Raw records:
■ ■ ■ ■

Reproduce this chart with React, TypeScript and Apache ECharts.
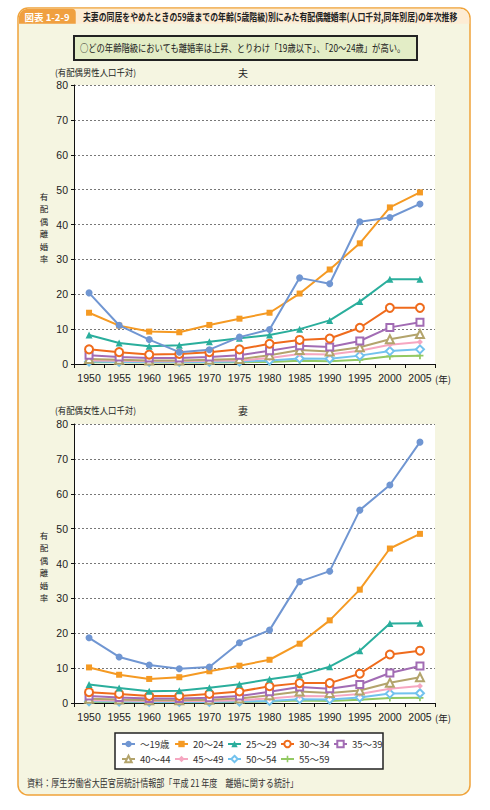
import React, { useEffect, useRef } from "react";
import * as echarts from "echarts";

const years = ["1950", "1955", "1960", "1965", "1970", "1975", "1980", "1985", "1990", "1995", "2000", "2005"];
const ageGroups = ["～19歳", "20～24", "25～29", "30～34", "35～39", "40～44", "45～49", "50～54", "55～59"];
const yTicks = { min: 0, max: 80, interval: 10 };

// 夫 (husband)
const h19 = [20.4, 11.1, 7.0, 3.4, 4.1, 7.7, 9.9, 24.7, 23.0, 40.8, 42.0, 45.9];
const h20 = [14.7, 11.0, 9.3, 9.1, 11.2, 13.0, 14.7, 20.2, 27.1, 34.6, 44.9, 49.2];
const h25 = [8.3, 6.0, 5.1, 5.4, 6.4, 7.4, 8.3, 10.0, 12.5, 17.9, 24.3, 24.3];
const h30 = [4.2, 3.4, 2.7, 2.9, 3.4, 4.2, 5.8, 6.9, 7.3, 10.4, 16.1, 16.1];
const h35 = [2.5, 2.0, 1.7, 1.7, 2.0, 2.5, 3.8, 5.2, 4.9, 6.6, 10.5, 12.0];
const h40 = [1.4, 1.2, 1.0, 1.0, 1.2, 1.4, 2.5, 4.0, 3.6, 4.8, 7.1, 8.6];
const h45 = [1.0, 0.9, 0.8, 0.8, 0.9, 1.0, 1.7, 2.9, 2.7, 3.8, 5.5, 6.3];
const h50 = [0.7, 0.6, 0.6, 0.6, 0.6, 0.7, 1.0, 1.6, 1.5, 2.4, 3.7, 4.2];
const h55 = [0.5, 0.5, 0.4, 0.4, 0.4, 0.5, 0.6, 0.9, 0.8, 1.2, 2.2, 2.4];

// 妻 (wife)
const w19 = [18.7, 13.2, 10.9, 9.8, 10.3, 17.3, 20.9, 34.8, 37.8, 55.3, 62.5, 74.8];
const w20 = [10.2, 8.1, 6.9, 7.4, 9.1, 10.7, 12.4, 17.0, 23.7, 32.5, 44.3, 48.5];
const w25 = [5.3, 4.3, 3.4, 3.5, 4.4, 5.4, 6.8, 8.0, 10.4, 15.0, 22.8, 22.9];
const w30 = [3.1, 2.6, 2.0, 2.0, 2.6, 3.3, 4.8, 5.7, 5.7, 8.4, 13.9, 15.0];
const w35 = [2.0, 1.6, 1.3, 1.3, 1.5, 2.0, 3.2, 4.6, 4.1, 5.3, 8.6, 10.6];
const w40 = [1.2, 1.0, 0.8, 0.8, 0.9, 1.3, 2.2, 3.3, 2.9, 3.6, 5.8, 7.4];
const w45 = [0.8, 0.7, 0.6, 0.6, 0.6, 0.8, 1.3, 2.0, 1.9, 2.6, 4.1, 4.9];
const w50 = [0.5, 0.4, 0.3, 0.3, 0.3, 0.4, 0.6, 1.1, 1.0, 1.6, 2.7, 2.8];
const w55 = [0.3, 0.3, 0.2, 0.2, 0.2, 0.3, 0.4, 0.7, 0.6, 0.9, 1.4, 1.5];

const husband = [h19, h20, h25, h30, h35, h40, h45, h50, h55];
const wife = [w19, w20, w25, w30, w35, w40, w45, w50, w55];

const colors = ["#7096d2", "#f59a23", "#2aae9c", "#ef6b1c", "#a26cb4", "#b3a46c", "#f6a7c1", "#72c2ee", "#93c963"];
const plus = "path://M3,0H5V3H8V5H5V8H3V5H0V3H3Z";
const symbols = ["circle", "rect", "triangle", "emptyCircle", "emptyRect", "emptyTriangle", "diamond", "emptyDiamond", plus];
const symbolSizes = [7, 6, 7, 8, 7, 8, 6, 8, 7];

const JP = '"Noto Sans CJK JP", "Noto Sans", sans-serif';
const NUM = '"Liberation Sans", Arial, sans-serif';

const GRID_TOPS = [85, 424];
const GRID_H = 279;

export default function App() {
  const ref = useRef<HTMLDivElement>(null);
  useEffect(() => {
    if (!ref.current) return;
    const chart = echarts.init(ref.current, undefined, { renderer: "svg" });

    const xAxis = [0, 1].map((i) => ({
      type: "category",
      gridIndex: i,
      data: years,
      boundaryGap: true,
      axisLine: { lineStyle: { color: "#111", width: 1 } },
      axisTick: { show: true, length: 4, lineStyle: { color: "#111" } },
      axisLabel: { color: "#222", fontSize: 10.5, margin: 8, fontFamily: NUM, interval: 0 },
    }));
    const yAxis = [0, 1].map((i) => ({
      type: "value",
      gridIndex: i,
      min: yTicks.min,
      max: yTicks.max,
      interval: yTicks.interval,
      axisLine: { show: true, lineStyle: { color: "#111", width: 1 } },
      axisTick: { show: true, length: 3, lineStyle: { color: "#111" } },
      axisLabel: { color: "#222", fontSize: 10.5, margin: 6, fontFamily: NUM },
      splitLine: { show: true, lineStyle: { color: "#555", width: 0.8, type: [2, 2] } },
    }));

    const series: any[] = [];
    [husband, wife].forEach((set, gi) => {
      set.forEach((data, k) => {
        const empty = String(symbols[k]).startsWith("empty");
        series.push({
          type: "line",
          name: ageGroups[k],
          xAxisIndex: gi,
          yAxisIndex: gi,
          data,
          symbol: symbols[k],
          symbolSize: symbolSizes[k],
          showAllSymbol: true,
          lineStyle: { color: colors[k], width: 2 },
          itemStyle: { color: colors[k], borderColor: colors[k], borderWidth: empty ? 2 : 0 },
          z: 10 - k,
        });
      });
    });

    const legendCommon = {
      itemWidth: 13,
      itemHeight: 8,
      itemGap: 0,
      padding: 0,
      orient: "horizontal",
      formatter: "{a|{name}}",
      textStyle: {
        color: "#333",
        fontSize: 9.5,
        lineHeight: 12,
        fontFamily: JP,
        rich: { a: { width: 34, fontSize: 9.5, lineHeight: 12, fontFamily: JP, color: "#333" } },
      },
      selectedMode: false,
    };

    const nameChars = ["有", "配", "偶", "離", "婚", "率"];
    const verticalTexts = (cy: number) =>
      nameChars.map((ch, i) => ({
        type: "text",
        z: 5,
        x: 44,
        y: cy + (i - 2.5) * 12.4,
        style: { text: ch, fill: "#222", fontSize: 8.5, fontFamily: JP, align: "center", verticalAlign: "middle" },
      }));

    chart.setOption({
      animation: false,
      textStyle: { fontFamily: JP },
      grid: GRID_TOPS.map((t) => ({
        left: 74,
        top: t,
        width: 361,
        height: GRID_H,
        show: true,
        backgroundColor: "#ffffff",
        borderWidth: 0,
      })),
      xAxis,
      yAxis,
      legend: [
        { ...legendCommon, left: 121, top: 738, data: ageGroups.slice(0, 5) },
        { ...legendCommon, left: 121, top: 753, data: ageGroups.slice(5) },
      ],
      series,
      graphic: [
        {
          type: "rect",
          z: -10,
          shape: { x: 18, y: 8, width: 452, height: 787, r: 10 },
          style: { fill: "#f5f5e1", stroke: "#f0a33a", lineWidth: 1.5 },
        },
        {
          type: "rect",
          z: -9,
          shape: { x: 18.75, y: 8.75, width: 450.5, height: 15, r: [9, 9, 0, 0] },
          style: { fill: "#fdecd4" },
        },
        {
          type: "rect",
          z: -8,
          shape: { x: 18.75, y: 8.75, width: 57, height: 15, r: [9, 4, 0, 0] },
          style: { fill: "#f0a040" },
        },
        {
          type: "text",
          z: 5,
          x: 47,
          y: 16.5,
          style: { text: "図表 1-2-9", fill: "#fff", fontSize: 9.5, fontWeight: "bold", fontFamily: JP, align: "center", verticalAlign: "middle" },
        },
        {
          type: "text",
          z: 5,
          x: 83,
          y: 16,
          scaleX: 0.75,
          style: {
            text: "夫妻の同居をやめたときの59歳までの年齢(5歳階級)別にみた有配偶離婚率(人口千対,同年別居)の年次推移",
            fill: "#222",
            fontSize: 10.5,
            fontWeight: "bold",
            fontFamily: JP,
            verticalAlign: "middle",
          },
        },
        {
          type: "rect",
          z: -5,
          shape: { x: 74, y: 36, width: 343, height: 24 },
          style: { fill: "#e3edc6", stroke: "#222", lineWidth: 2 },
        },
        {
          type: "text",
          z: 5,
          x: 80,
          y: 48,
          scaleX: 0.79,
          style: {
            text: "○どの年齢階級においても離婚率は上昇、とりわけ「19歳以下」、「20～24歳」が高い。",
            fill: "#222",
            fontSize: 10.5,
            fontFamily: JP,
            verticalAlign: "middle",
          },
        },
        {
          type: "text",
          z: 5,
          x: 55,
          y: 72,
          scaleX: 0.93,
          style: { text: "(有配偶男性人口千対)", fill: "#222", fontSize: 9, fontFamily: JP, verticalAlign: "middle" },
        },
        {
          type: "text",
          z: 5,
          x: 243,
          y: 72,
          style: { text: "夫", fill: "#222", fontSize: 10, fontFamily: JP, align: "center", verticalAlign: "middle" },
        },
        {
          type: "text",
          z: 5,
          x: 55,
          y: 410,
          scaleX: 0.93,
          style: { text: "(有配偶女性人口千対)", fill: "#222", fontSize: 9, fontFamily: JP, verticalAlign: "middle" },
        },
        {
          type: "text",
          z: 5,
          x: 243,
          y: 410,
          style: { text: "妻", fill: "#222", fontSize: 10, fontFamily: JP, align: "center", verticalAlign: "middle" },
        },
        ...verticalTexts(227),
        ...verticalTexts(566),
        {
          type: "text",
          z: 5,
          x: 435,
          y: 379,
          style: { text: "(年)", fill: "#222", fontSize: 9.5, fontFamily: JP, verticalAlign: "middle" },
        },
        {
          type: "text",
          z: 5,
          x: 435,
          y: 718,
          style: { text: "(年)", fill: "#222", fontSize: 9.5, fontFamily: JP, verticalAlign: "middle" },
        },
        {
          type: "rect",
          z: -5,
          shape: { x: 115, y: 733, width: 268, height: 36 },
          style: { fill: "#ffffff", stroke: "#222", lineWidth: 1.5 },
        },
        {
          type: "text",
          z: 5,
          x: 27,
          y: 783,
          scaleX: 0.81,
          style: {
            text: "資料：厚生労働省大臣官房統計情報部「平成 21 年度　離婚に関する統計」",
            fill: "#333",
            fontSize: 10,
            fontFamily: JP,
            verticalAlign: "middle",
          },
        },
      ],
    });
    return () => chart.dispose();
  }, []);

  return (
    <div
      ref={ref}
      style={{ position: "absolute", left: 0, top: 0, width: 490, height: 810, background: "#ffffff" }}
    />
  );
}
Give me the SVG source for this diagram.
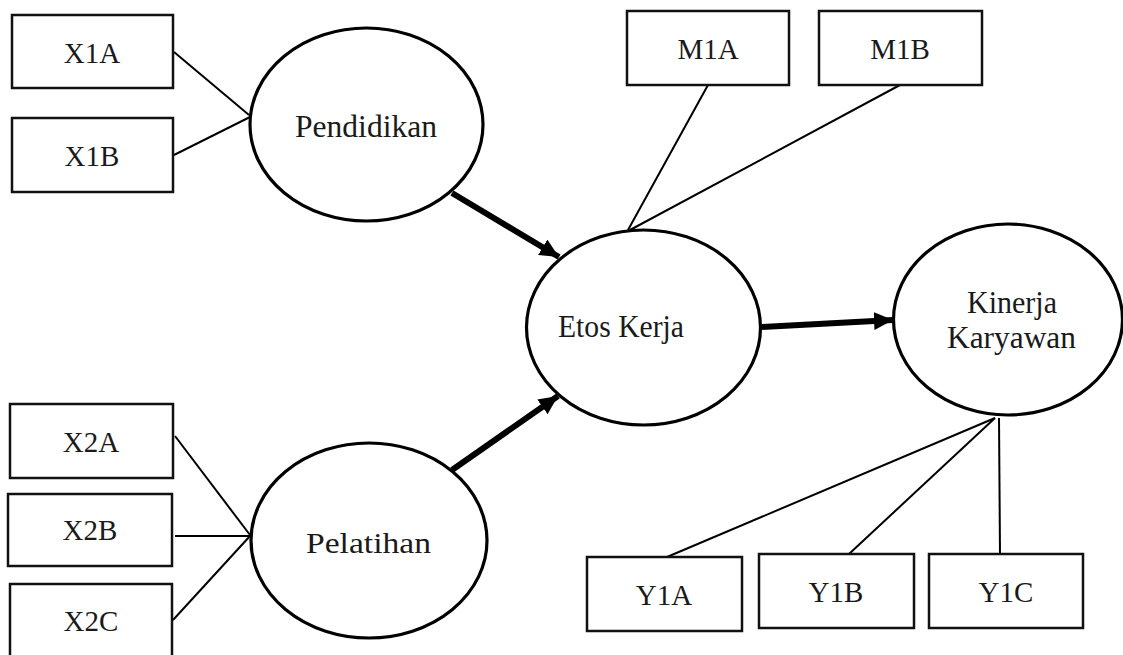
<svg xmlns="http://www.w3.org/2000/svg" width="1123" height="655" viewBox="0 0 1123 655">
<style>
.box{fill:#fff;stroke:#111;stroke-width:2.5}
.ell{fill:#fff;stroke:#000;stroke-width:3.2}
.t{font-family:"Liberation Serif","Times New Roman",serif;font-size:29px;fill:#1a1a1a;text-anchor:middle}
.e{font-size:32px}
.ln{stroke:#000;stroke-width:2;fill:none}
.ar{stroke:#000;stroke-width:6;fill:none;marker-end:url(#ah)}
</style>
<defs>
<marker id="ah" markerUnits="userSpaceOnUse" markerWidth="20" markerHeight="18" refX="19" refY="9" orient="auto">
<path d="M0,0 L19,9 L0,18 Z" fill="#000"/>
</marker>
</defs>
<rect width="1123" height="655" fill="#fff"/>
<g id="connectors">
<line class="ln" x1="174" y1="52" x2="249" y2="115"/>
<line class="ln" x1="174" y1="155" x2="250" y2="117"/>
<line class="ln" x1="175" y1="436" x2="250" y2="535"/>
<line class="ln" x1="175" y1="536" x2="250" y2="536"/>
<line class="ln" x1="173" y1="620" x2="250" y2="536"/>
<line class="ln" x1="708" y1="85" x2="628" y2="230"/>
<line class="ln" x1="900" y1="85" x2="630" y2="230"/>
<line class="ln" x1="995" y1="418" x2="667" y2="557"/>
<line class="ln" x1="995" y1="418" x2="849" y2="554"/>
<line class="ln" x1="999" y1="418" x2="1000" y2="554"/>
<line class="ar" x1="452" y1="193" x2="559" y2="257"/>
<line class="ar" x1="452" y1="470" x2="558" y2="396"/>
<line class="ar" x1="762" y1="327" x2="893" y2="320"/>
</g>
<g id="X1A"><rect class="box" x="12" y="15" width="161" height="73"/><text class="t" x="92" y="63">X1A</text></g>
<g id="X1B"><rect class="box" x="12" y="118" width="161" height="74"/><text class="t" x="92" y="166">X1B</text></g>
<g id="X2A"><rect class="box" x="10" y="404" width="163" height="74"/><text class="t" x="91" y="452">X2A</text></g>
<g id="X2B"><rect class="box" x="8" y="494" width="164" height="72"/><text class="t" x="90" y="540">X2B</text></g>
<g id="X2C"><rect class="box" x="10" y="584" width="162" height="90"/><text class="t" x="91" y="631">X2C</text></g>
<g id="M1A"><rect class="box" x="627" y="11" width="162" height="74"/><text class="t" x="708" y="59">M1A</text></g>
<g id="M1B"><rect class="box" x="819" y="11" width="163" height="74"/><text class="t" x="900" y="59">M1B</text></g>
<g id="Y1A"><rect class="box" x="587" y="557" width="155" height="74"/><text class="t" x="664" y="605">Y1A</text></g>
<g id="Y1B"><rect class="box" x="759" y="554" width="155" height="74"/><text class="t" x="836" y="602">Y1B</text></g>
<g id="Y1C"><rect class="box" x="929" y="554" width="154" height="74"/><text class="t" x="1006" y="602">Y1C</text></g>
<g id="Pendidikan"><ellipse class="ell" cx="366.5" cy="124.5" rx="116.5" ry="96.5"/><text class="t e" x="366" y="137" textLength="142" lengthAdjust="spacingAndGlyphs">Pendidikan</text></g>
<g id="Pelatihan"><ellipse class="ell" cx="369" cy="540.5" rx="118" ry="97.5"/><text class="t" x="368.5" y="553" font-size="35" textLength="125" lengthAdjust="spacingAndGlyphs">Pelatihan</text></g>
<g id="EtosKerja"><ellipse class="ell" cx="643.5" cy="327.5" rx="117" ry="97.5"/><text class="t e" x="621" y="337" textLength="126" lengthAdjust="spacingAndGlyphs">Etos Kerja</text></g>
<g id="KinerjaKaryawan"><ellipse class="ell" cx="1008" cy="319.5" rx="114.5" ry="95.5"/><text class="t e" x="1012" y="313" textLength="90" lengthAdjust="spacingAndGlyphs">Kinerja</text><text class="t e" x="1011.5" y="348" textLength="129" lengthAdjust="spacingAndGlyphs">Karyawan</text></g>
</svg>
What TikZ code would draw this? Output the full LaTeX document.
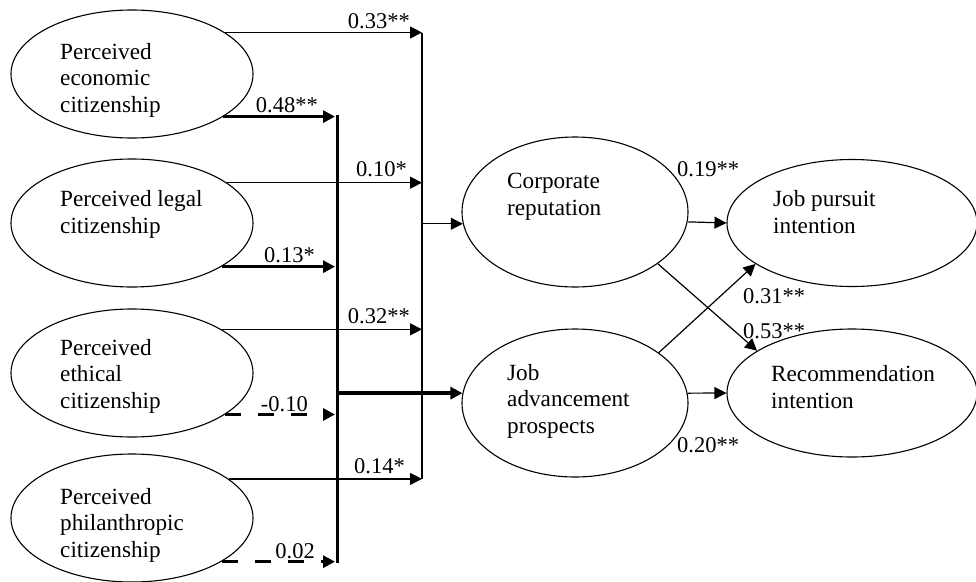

■ ■ ■ ■

● **GIVEN TASK**: Transcribe exactly, please, the lines between the start of the records above and the line holding "80, interval: 10", counting both of those lines and omitting pictures.

● **SOLUTION BELOW**:
Reproduce this chart with React, TypeScript and Apache ECharts.
import React, { useEffect, useRef } from "react";
import * as echarts from "echarts";

const years = ["1950", "1955", "1960", "1965", "1970", "1975", "1980", "1985", "1990", "1995", "2000", "2005"];
const ageGroups = ["～19歳", "20～24", "25～29", "30～34", "35～39", "40～44", "45～49", "50～54", "55～59"];
const yTicks = { min: 0, max: 80, interval: 10 };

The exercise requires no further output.